En matière d’évolution, la clé du succès serait donc l’entraide et non la loi du plus fort. Comment êtes-vous arrivés à cette conclusion qui va à l’encontre des idées reçues?
Cette idée est partie d’une intuition que j’ai eue depuis longtemps. Parce que, depuis tout petit, j’ai observé la nature avec fascination. A l’âge adulte, dans le cadre de mes recherches scientifiques, notamment avec les fourmis, cette intuition est devenue une évidence: dans la nature, il n’y a pas que de la compétition, la coopération est partout, chez toutes les espèces, depuis toujours. C’est plus qu’une loi, c’est un principe du vivant.
«L’entraide est en grande partie spontanée chez l’être humain»
Est-ce quelque chose de vraiment nouveau?
Non. Charles Darwin le disait déjà. Le géographe russe Pierre Kropotkine soutenait également au début du XXe siècle que l’entraide et non la compétition était le moteur de l’évolution. Mais ces théories ont été par la suite oubliées au profit d’une version «orientée» de l’évolution darwinienne. Depuis quelques décennies, cependant, de plus en plus de travaux, dans beaucoup de disciplines, convergent en ce sens. Notre livre fait la synthèse des recherches qui le démontrent.
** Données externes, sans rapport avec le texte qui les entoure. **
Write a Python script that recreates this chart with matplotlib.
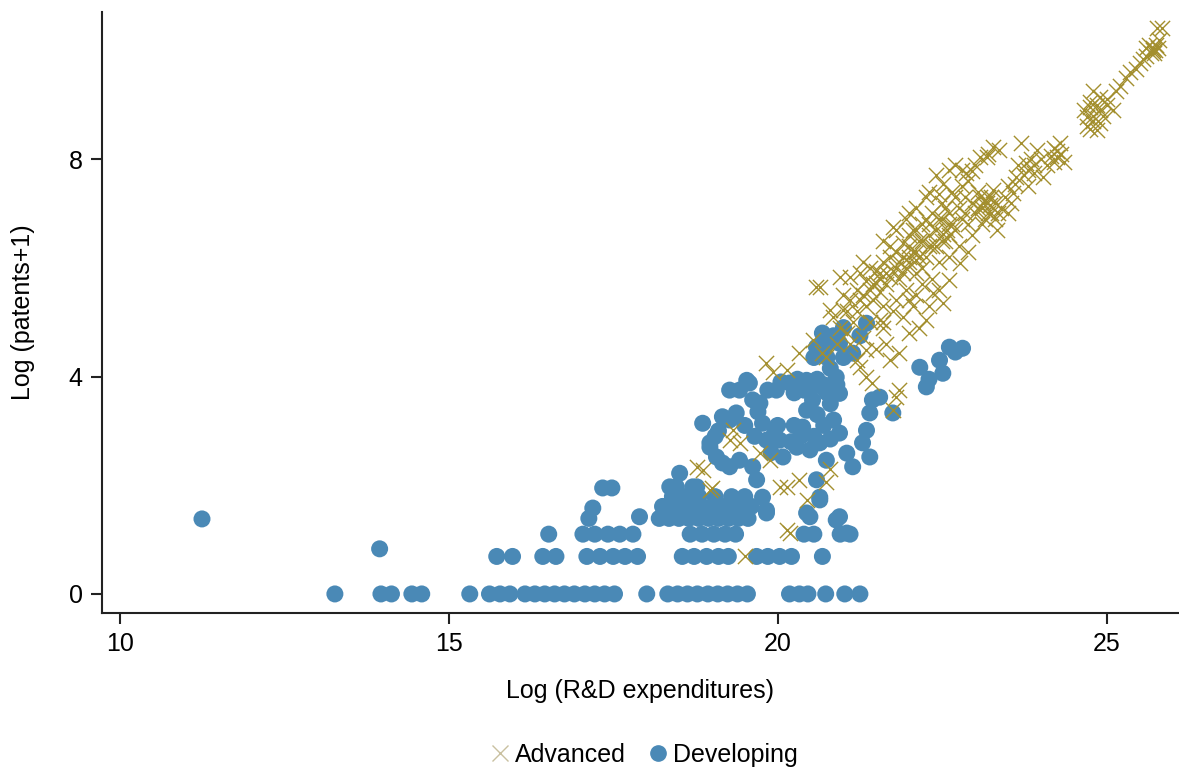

Pourquoi les thèses de l’entraide ont-elles été si longtemps ignorées?
Principalement pour des raisons idéologiques. Au moment où Charles Darwin faisait ses découvertes, l’on se servait de la science pour justifier toutes sortes de choses. Les théories de la sélection naturelle et de la survie du plus fort collaient bien avec la logique d’un capitalisme naissant, les politiques expansionnistes européennes, le colonialisme, la domination de peuples par d’autres. Les thèses de Darwin ont été en cela transformées, puisque lui-même reconnaissait le rôle important de la coopération. Depuis 30-40 ans, cette idéologie s’est immergée dans le néolibéralisme, une culture de l’égoïsme généralisé, toxique pour la société.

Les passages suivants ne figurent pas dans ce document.